If you buy certain brands of deodorant at Fred Meyer, the receipt says “Deordrants”.
I need a vacation.
I’m trying hard to do the right thing.
Sorry, that paragraph was going to lead back to nowhere so I had to cut it off. I just feel torpid today. Why do I have a website again? So far, it’s just worked to foil my attempts at being a successful human being, since all the girls I date or contact show up here and read a few things and think I’m crazy. Which is probably true, but it’s a pretty tolerable kind of crazy, I hope. I just clean my room to make my life better and organize the groceries in perfect lines on the checkout conveyor belt and get angry when seemingly small things go wrong and can’t let go of failures even when it is well past the point of doing anything about them. I wish I was like all of the other guys and didn’t care about anything. I wish I could stay off the internet.

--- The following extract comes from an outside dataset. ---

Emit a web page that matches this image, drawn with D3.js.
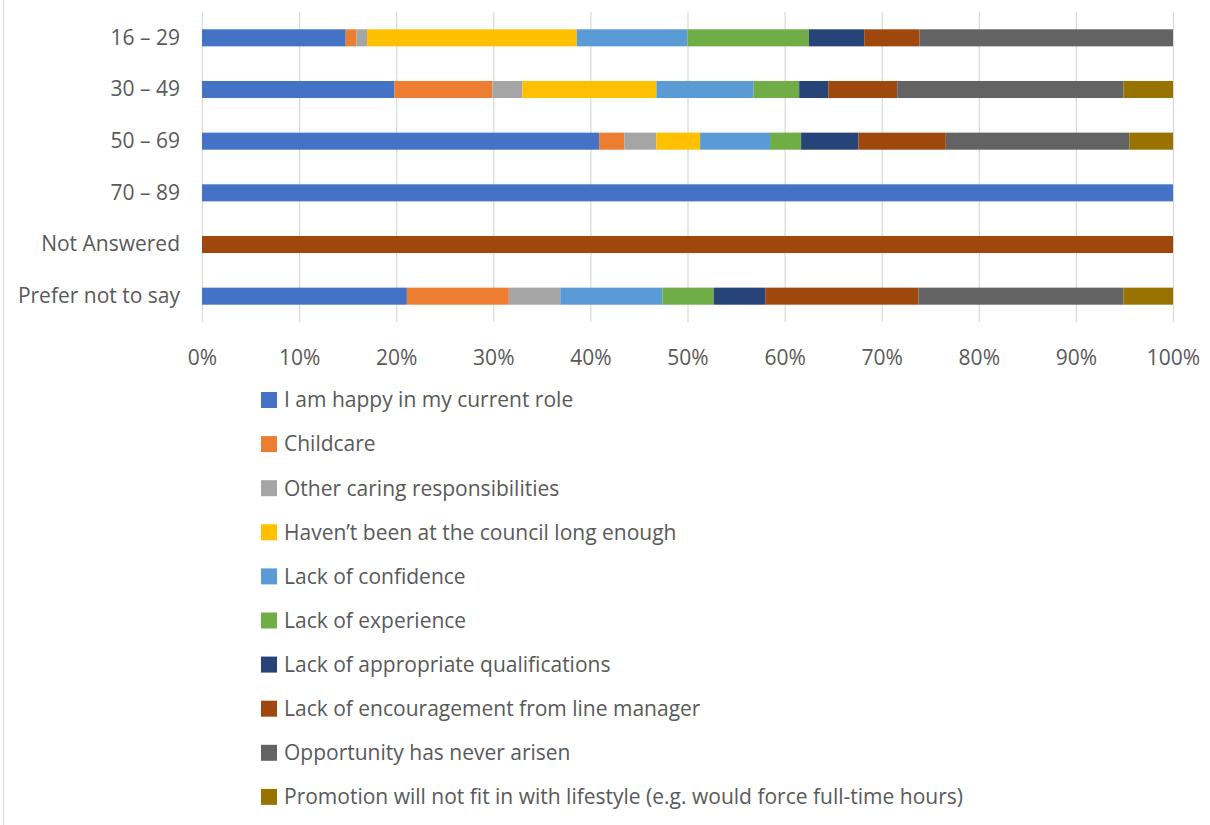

It’s just… oh, right, this is more of the same. What I should do is take care of more business. I already mowed the lawn and did some work on the room I’m remodeling and did laundry. I should go out and do that postering for Noise for the Needy that I said I would do. Okay.
I haven’t posted any songs because I’ve been busy and spending all of my time memorizing Exohxo songs. However, I did think up some lyrics on the way back from the store and spoke them into my little recording device. These always sound like little avant garde poetry projects, but more terrible.
Actually, that just sounds sad. I’m sure this will get me lots of dates, but I don’t care. Brutal honesty is the way forward. This should be a busy week. Time to focus on my social skills and to rock out and to get things done.
I am a good person and I deserve awesomeness. (and a therapist).